** Start RECORDS PROVIDED **

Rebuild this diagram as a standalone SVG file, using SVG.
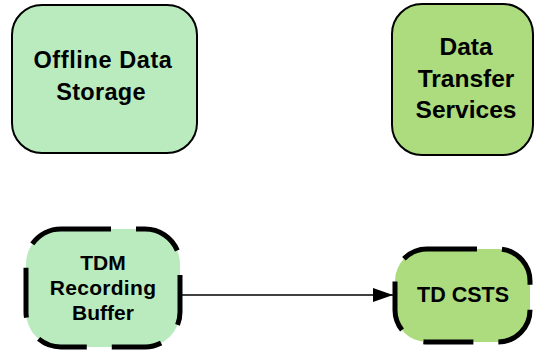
<svg xmlns="http://www.w3.org/2000/svg" width="535" height="351" viewBox="0 0 535 351">
<defs>
<style>
.t{font-family:"Liberation Sans",Arial,sans-serif;font-weight:bold;fill:#000;text-anchor:middle}
.solid{stroke:#000;stroke-width:2}
.dash{stroke:#000;stroke-width:5;stroke-dasharray:50 25}
.lg{fill:#b9ebbf}
.dg{fill:#acdc7e}
</style>
<marker id="ah" markerWidth="20" markerHeight="14" refX="20" refY="7" orient="auto" markerUnits="userSpaceOnUse">
<path d="M0,0 L20,7 L0,14 Z" fill="#000"/>
</marker>
</defs>
<g id="connectors">
<line x1="180" y1="295" x2="393" y2="295" stroke="#000" stroke-width="1.5" marker-end="url(#ah)"/>
</g>
<g id="offline">
<rect class="lg solid" x="12" y="5" width="185" height="148" rx="30" ry="30"/>
<text class="t" x="103" y="68" font-size="23.5" letter-spacing="0.6">Offline Data</text>
<text class="t" x="101" y="100" font-size="23.5" letter-spacing="0.3">Storage</text>
</g>
<g id="dts">
<rect class="dg solid" x="392" y="4" width="141" height="151" rx="30" ry="30"/>
<text class="t" x="466" y="55" font-size="24.5">Data</text>
<text class="t" x="466" y="87" font-size="24.5">Transfer</text>
<text class="t" x="466" y="118" font-size="24.5">Services</text>
</g>
<g id="tdm">
<rect class="lg dash" x="26" y="229" width="154" height="118" rx="35" ry="35"/>
<text class="t" x="103" y="270" font-size="21">TDM</text>
<text class="t" x="103" y="295" font-size="21" letter-spacing="0.3">Recording</text>
<text class="t" x="103" y="320" font-size="21">Buffer</text>
</g>
<g id="tdcsts">
<rect class="dg dash" x="395" y="249" width="135" height="93" rx="32" ry="32"/>
<text class="t" x="463" y="302" font-size="21.5">TD CSTS</text>
</g>
</svg>
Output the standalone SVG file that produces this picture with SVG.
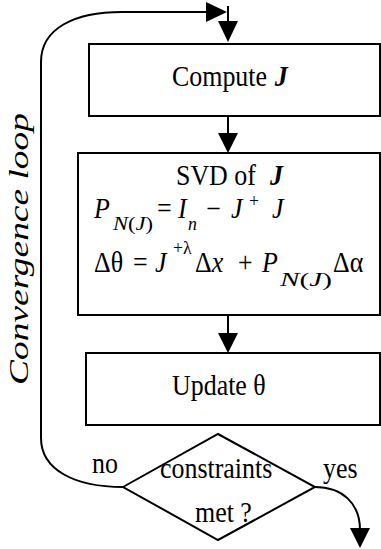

** End RECORDS PROVIDED **

> **TASK STATEMENT**
Omit the pictures. Output every record above word for word.

> **EXERCISE SOLUTION**
Rebuild this diagram as a standalone SVG file, using SVG.
<svg xmlns="http://www.w3.org/2000/svg" width="535" height="351" viewBox="0 0 535 351">
<defs>
<style>
.t{font-family:"Liberation Sans",Arial,sans-serif;font-weight:bold;fill:#000;text-anchor:middle}
.solid{stroke:#000;stroke-width:2}
.dash{stroke:#000;stroke-width:5;stroke-dasharray:50 25}
.lg{fill:#b9ebbf}
.dg{fill:#acdc7e}
</style>
<marker id="ah" markerWidth="20" markerHeight="14" refX="20" refY="7" orient="auto" markerUnits="userSpaceOnUse">
<path d="M0,0 L20,7 L0,14 Z" fill="#000"/>
</marker>
</defs>
<g id="connectors">
<line x1="180" y1="295" x2="393" y2="295" stroke="#000" stroke-width="1.5" marker-end="url(#ah)"/>
</g>
<g id="offline">
<rect class="lg solid" x="12" y="5" width="185" height="148" rx="30" ry="30"/>
<text class="t" x="103" y="68" font-size="23.5" letter-spacing="0.6">Offline Data</text>
<text class="t" x="101" y="100" font-size="23.5" letter-spacing="0.3">Storage</text>
</g>
<g id="dts">
<rect class="dg solid" x="392" y="4" width="141" height="151" rx="30" ry="30"/>
<text class="t" x="466" y="55" font-size="24.5">Data</text>
<text class="t" x="466" y="87" font-size="24.5">Transfer</text>
<text class="t" x="466" y="118" font-size="24.5">Services</text>
</g>
<g id="tdm">
<rect class="lg dash" x="26" y="229" width="154" height="118" rx="35" ry="35"/>
<text class="t" x="103" y="270" font-size="21">TDM</text>
<text class="t" x="103" y="295" font-size="21" letter-spacing="0.3">Recording</text>
<text class="t" x="103" y="320" font-size="21">Buffer</text>
</g>
<g id="tdcsts">
<rect class="dg dash" x="395" y="249" width="135" height="93" rx="32" ry="32"/>
<text class="t" x="463" y="302" font-size="21.5">TD CSTS</text>
</g>
</svg>
Output the standalone SVG file that produces this picture with SVG.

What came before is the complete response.